In this story we are given a picture, a foretaste even, of the Kingdom of God--an image of a reality which we as followers of Christ are to somehow make visible in the present. The Kingdom of God is a Kingdom of mutual understanding. It's where the wounds of division are healed and the many languages are brought together. And the church is the community of people whose one vocation is to make manifest that very reality.

Thus, I am utterly distressed by the arrogance of some white Christians in America (maybe particularly in Southern California). I've heard more than one conversation in which someone was angrily complaining about Spanish being posted on signs or being an optional language for automated phone calls or people speaking Spanish in business or government as though our God given freedoms were at stake. People talk as though English is the national language of heaven. People talk as though there's an invasion taking place. The fear and hatred in their rhetoric displays nothing of the Kingdom of God and perpetuates the curse of Babel itself, the curse of division and disconnectedness. I cannot help but think they must not have many Hispanic friends... they certainly aren't out to find any either.

The truth is that English was not the first language spoken in what's now called the United States. Indeed many different languages were spoken. But rather than take the time to learn the language, we forced the native Americans to learn ours under threat of death... indeed we actually ended up killing the vast majority of those who first occupied this land. But most people who are fearful the the growing population of Spanish speaking people in the U.S. don't look so far back. They look to the German and Italian immigrants of the more recent past, many of which did in fact end up learning to speak English... but many did not.

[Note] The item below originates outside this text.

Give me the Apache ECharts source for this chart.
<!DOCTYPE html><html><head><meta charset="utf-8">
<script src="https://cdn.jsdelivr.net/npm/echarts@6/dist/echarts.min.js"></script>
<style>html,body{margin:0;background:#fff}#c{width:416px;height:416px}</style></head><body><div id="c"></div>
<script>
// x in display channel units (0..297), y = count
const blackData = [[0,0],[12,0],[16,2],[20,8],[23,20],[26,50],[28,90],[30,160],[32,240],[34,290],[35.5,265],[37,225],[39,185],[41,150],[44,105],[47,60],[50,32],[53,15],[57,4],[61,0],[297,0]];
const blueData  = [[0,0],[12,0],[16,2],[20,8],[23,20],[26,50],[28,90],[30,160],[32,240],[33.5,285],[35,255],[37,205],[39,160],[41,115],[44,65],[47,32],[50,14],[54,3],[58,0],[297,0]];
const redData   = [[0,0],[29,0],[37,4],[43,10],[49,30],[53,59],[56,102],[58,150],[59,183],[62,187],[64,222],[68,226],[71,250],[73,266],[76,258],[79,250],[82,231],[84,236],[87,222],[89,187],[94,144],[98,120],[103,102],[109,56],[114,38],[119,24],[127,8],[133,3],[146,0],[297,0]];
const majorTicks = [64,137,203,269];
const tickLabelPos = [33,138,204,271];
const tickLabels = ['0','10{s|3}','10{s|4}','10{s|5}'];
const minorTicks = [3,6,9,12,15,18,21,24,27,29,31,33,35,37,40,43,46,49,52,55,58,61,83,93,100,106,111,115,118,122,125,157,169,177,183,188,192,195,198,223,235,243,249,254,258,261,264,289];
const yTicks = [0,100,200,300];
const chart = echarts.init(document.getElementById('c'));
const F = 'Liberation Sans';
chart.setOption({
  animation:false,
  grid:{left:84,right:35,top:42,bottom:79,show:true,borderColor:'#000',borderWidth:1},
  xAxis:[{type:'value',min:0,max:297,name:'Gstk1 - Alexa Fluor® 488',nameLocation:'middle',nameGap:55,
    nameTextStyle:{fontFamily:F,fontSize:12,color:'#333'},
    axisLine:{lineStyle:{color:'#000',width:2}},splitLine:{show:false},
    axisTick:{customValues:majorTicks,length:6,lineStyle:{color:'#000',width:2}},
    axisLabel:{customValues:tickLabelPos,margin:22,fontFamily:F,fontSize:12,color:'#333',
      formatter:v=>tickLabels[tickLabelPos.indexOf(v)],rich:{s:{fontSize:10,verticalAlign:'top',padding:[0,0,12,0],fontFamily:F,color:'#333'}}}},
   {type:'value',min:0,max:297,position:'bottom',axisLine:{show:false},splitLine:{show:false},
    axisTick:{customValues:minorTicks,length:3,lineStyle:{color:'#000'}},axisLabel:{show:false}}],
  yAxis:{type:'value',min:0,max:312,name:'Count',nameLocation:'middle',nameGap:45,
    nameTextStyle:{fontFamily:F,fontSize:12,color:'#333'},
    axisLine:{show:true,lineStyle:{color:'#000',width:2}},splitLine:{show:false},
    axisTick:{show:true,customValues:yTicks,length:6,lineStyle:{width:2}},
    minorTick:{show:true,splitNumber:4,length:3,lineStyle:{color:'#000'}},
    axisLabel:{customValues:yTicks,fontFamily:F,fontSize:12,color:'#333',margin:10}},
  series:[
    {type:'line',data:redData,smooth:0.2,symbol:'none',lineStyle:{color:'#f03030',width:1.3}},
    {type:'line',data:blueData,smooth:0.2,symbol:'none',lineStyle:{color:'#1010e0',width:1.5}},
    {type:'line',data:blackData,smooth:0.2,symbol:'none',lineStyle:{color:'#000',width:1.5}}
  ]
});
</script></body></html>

We're okay with the idea of mutuality... as long as we don't have to do the work. If everyone were speaking English, we'd be cool with it (not that we wouldn't still hold other prejudices against people who are different). What we must remember is as citizens of the Kingdom of God, we have no national language. We only have the language of mutuality, the language of kinship. If speaking that language means learning a new one, if only so that I might share with my neighbor, then followers of Christ who are empowered by the Holy Spirit will learn it without fear. We will put God's Kingdom on display in word and deed out of love and out of the knowledge that, after all, everything is a gift.

If Spanish, just for example, happened to develop as the common language of our neighbors, what would we as followers of Jesus have to fear? Instead of fear we will look to the future with joy, knowing that God is the God of all languages and He still can hear us even if we're speaking Spanish.